Unlock a world of possibilities! Login now and discover the exclusive benefits awaiting you.
Hi experts,
I hope you can help me with this issue:
In data modelling I need to load table from qvd (data from 2018) and concatenate it to table which takes data from 1.1.2019 to now. But also with using exists.
Like this:
table_idnumbers:
load ID_NUMBER from t_numbers where ID_NUMBER>10;
2019_data:
LOAD
DATE,
ID_NUMBER,
VALUE
FROM value_data.qvd
where exists(ID_NUMBER); //because i want values just for ID_NUMBERS from table_idnumbers
CONCATENATE(2019_data)
LOAD
DATE,
ID_NUMBER,
VALUE
from value_data2018.qvd
where exists (ID_NUMBER); //I want also to take values from 2018 just for ID_NUMBER from table_idnumbers
It takes very long time...://
How to optimized this. Also I think exist function for 2018 data is not good...
Thanks a lot
Jasmina
Hi Jasmina,
Your script is already optimized.
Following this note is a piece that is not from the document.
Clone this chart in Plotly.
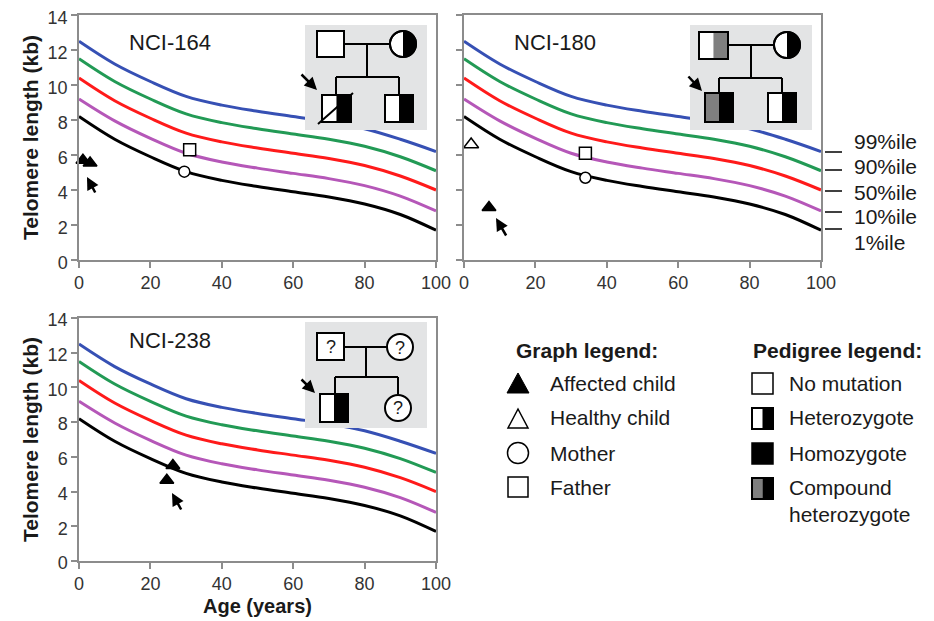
import numpy as np
import plotly.graph_objects as go

# ---------------- data ----------------
ages = [0, 10, 20, 30, 40, 50, 60, 70, 80, 90, 100]
p99 = [12.5, 11.2, 10.2, 9.35, 8.85, 8.5, 8.2, 7.9, 7.5, 6.9, 6.2]
p90 = [11.5, 10.2, 9.2, 8.35, 7.85, 7.5, 7.2, 6.9, 6.5, 5.9, 5.1]
p50 = [10.4, 9.1, 8.1, 7.25, 6.75, 6.4, 6.1, 5.8, 5.4, 4.8, 4.0]
p10 = [9.2, 7.95, 6.95, 6.1, 5.6, 5.25, 4.95, 4.65, 4.25, 3.65, 2.8]
p01 = [8.2, 6.9, 5.9, 5.05, 4.55, 4.2, 3.9, 3.6, 3.2, 2.6, 1.7]
percentile_labels = ["99%ile", "90%ile", "50%ile", "10%ile", "1%ile"]

# NCI-164
nci164_affected_age = [1.1, 3.1]
nci164_affected_tl = [5.7, 5.55]
nci164_father = ([31], [6.3])
nci164_mother = ([29.5], [5.05])
# NCI-180
nci180_affected = ([7], [3.0])
nci180_healthy = ([2], [6.6])
nci180_father = ([34], [6.1])
nci180_mother = ([34], [4.7])
# NCI-238
nci238_affected_age = [26.3, 24.6]
nci238_affected_tl = [5.5, 4.65]

panel_titles = ["NCI-164", "NCI-180", "NCI-238"]
graph_legend = ["Affected child", "Healthy child", "Mother", "Father"]
pedigree_legend = ["No mutation", "Heterozygote", "Homozygote", "Compound", "heterozygote"]

# ---------------- layout helpers ----------------
OX, OY = 8, 8          # page body margin offset
W, H = 934 - OX, 621 - OY
FONT = "Arial, Liberation Sans, sans-serif"


def px(x):
    return (x - OX) / W


def py(y):
    return 1 - (y - OY) / H


colors = ["#3650b4", "#229a55", "#ff1a1a", "#b557b8", "#000000"]
curves = [p99, p90, p50, p10, p01]

fig = go.Figure()

axes_pairs = [("x", "y"), ("x2", "y2"), ("x3", "y3")]
for xa, ya in axes_pairs:
    for c, col in zip(curves, colors):
        fig.add_trace(go.Scatter(x=ages, y=c, mode="lines", line=dict(color=col, width=3, shape="spline"),
                                 xaxis=xa, yaxis=ya, showlegend=False, hoverinfo="skip"))


def add_pts(xs, ys, xa, ya, symbol, size, fill):
    fig.add_trace(go.Scatter(x=xs, y=ys, mode="markers", xaxis=xa, yaxis=ya, showlegend=False,
                             cliponaxis=False,
                             marker=dict(symbol=symbol, size=size, color=fill,
                                         line=dict(color="black", width=1.5))))


add_pts(nci164_affected_age, nci164_affected_tl, "x", "y", "triangle-up", 12, "black")
add_pts(*nci164_father, "x", "y", "square", 12, "white")
add_pts(*nci164_mother, "x", "y", "circle", 11, "white")
add_pts(*nci180_affected, "x2", "y2", "triangle-up", 12, "black")
add_pts(*nci180_healthy, "x2", "y2", "triangle-up", 13, "white")
add_pts(*nci180_father, "x2", "y2", "square", 12, "white")
add_pts(*nci180_mother, "x2", "y2", "circle", 11, "white")
add_pts(nci238_affected_age, nci238_affected_tl, "x3", "y3", "triangle-up", 12, "black")

axcommon = dict(showline=True, linecolor="#8c8c8c", linewidth=1.5, mirror=True, ticks="outside",
                ticklen=6, tickcolor="#8c8c8c", tickwidth=1.5, showgrid=False, zeroline=False,
                automargin=False, ticklabeloverflow="allow",
                tickfont=dict(family=FONT, size=18, color="#333333"))

xd1 = [px(79), px(436)]
xd2 = [px(464), px(821)]
yd1 = [py(260), py(15)]
yd3 = [py(561), py(318)]

fig.update_layout(
    width=W, height=H, margin=dict(l=0, r=0, t=0, b=0, pad=0), autosize=False,
    plot_bgcolor="white", paper_bgcolor="white", showlegend=False,
    xaxis=dict(domain=xd1, range=[0, 100], dtick=20, anchor="y", **axcommon),
    yaxis=dict(domain=yd1, range=[0, 14], dtick=2, anchor="x", ticklabelshift=3, **axcommon),
    xaxis2=dict(domain=xd2, range=[0, 100], dtick=20, anchor="y2", **axcommon),
    yaxis2=dict(domain=yd1, range=[0, 14], dtick=2, anchor="x2", showticklabels=False, **axcommon),
    xaxis3=dict(domain=xd1, range=[0, 100], dtick=20, anchor="y3", **axcommon),
    yaxis3=dict(domain=yd3, range=[0, 14], dtick=2, anchor="x3", ticklabelshift=2, **axcommon),
)

shapes = []
annotations = []


def rect(x0, y0, x1, y1, fill="white", line="black", lw=2):
    shapes.append(dict(type="rect", xref="paper", yref="paper", x0=px(x0), x1=px(x1), y0=py(y1), y1=py(y0),
                       fillcolor=fill, line=dict(color=line, width=lw) if lw else dict(width=0)))


def line(x0, y0, x1, y1, lw=2, col="black"):
    shapes.append(dict(type="line", xref="paper", yref="paper", x0=px(x0), x1=px(x1), y0=py(y0), y1=py(y1),
                       line=dict(color=col, width=lw)))


def poly(pts, fill, col="black", lw=2):
    d = "M " + " L ".join(f"{px(a):.5f},{py(b):.5f}" for a, b in pts) + " Z"
    shapes.append(dict(type="path", xref="paper", yref="paper", path=d, fillcolor=fill,
                       line=dict(color=col, width=lw) if lw else dict(width=0)))


def circle(cx, cy, r, fill="white", lw=2):
    shapes.append(dict(type="circle", xref="paper", yref="paper", x0=px(cx - r), x1=px(cx + r),
                       y0=py(cy + r), y1=py(cy - r), fillcolor=fill, line=dict(color="black", width=lw)))


def half_circle(cx, cy, r):
    circle(cx, cy, r)
    t = np.linspace(-np.pi / 2, np.pi / 2, 40)
    pts = [(cx + r * np.cos(a), cy + r * np.sin(a)) for a in t]
    poly(pts, "black", lw=0)
    circle(cx, cy, r, fill="rgba(0,0,0,0)")


def split_square(x0, y0, x1, y1, left, right):
    xm = (x0 + x1) / 2
    rect(x0, y0, xm, y1, fill=left, lw=0)
    rect(xm, y0, x1, y1, fill=right, lw=0)
    rect(x0, y0, x1, y1, fill="rgba(0,0,0,0)")


def text(x, y, s, size=21, bold=False, anchor="left", angle=0, color="#1a1a1a"):
    annotations.append(dict(x=px(x), y=py(y), xref="paper", yref="paper", text=f"<b>{s}</b>" if bold else s,
                            showarrow=False, xanchor=anchor, yanchor="middle", textangle=angle,
                            font=dict(family=FONT, size=size, color=color)))


def arrow(hx, hy, tx, ty):
    annotations.append(dict(x=px(hx), y=py(hy), xref="paper", yref="paper", text="", showarrow=True,
                            ax=tx - hx, ay=ty - hy, arrowhead=2, arrowsize=1, arrowwidth=2.5,
                            arrowcolor="black", standoff=0))


GREY_BG = "#e3e4e5"
MID_GREY = "#7f7f7f"

# ---- Pedigree NCI-164 ----
rect(305, 25, 427, 130, fill=GREY_BG, lw=0)
line(344, 44, 390, 44)
line(367, 44, 367, 77)
line(336, 77, 399, 77)
line(336, 77, 336, 95)
line(399, 77, 399, 95)
rect(317, 31, 344, 57)
half_circle(403, 44, 13)
split_square(322, 95, 351, 122, "white", "black")
split_square(385, 95, 413, 122, "white", "black")
line(318, 124, 353, 93)
arrow(317, 90, 300, 73)

# ---- Pedigree NCI-180 ----
rect(690, 25, 812, 130, fill=GREY_BG, lw=0)
split_square(699, 32, 728, 59, "white", MID_GREY)
line(728, 45, 774, 45)
line(751, 45, 751, 78)
line(719, 78, 782, 78)
line(719, 78, 719, 93)
line(782, 78, 782, 93)
half_circle(787, 45, 13)
split_square(705, 93, 733, 122, MID_GREY, "black")
split_square(768, 93, 796, 122, "white", "black")
arrow(702, 91, 687, 75)

# ---- Pedigree NCI-238 ----
rect(305, 322, 427, 428, fill=GREY_BG, lw=0)
line(344, 347, 387, 347)
line(366, 347, 366, 377)
line(335, 377, 398, 377)
line(335, 377, 335, 394)
line(398, 377, 398, 394)
rect(317, 333, 344, 360)
circle(400, 347, 13)
split_square(320, 394, 348, 422, "white", "black")
circle(398, 408, 13)
text(330.5, 346.5, "?", size=18, anchor="center")
text(400, 347.5, "?", size=18, anchor="center")
text(398, 408.5, "?", size=18, anchor="center")
arrow(315, 393, 300, 378)

# ---- arrows pointing at affected children ----
arrow(87, 177, 96, 194)
arrow(496, 218, 507, 237)
arrow(172, 493, 182, 511)

# ---- panel titles ----
text(127, 42, panel_titles[0], size=22)
text(512, 42, panel_titles[1], size=22)
text(127, 340, panel_titles[2], size=22)

# ---- axis titles ----
text(30, 138, "Telomere length (kb)", size=21, bold=True, anchor="center", angle=-90)
text(30, 440, "Telomere length (kb)", size=21, bold=True, anchor="center", angle=-90)
text(258, 606, "Age (years)", size=20, bold=True, anchor="center")

# ---- percentile labels ----
pl_text_y = [142, 167, 192, 217, 243]
pl_tick_y = [152, 170, 191, 212, 229]
for lab, ty, ky in zip(percentile_labels, pl_text_y, pl_tick_y):
    line(825, ky, 842, ky, lw=1.5)
    text(852, ty, lab, size=21)

# ---- graph legend ----
text(514, 350, "Graph legend:", size=21, bold=True)
gy = [383, 418, 453, 487]
poly([(507, 393), (529, 393), (518, 373)], "black", lw=1)
poly([(508, 428), (528, 428), (518, 409)], "white", lw=1.5)
circle(518, 453, 10.5, lw=1.5)
rect(508, 477, 528, 497, lw=1.5)
for lab, yy in zip(graph_legend, gy):
    text(548, yy, lab, size=21)

# ---- pedigree legend ----
text(751, 350, "Pedigree legend:", size=21, bold=True)
rect(752, 373, 773, 394, lw=1.5)
split_square(752, 408, 773, 429, "white", "black")
rect(752, 443, 773, 464, fill="black", lw=1.5)
split_square(752, 478, 773, 499, MID_GREY, "black")
ped_y = [383, 418, 453, 487, 514]
for lab, yy in zip(pedigree_legend, ped_y):
    text(787, yy, lab, size=21)

fig.update_layout(shapes=shapes, annotations=annotations)
fig.write_html("out.html")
There is no quicker filtration then Exists.
Try this:
table_idnumbers:
load DISTINCT
ID_NUMBER as Filter
from t_numbers where ID_NUMBER>10;
2019_data:
LOAD
DATE,
ID_NUMBER,
VALUE
FROM value_data.qvd
where exists(Filter,ID_NUMBER);
CONCATENATE(2019_data)
LOAD
DATE,
ID_NUMBER,
VALUE
from value_data2018.qvd
where exists (Filter, ID_NUMBER);
This has a slight chance of being a bit quicker but you gotta be sure your data was already aggregated, otherwise you'll suppress duplicate rows:
2019_data:
LOAD
DATE,
ID_NUMBER,
VALUE
FROM value_data.qvd;
CONCATENATE(2019_data)
LOAD
DATE,
ID_NUMBER,
VALUE
from value_data2018.qvd;
INNER JOIN(2019_data)
load DISTINCT
ID_NUMBER
from t_numbers where ID_NUMBER>10;
I hope that helps!
Regards,
S.T.
Yes, it is pretty good solution.
Next little problem, combination exists(ID_NUMBER) and using one more condition...
for example:
where exists(ID_NUMBER) and not exists('31.12.2018')
😕
Hi Jasmina,
I presume the filtered data set is small enough and a resident load would work much faster, so lets try something like:
2019_data_temp:
LOAD
DATE,
ID_NUMBER,
VALUE
FROM value_data.qvd;
CONCATENATE(2019_data_temp)
LOAD
DATE,
ID_NUMBER,
VALUE
from value_data2018.qvd;
INNER JOIN(2019_data_temp)
load DISTINCT
ID_NUMBER
from t_numbers where ID_NUMBER>10;
2019_data:
NOCONCATENATE
LOAD * RESIDENT 2019_data_temp
WHERE DATE<>'31.12.2018'
;
DROP TABLE 2019_data_temp;
But keep in mind, that the optimal solution depends on the volume of your data.
I hope that helps!
Kind regards,
S.T.
Volume of my data is about 500 million of rows.
Ehh, with exists I really found good thing, because I dont need this 500 million. With exists I reduce it to 40 million. But first must go table with ID_NUMBERS.
After is going table with values.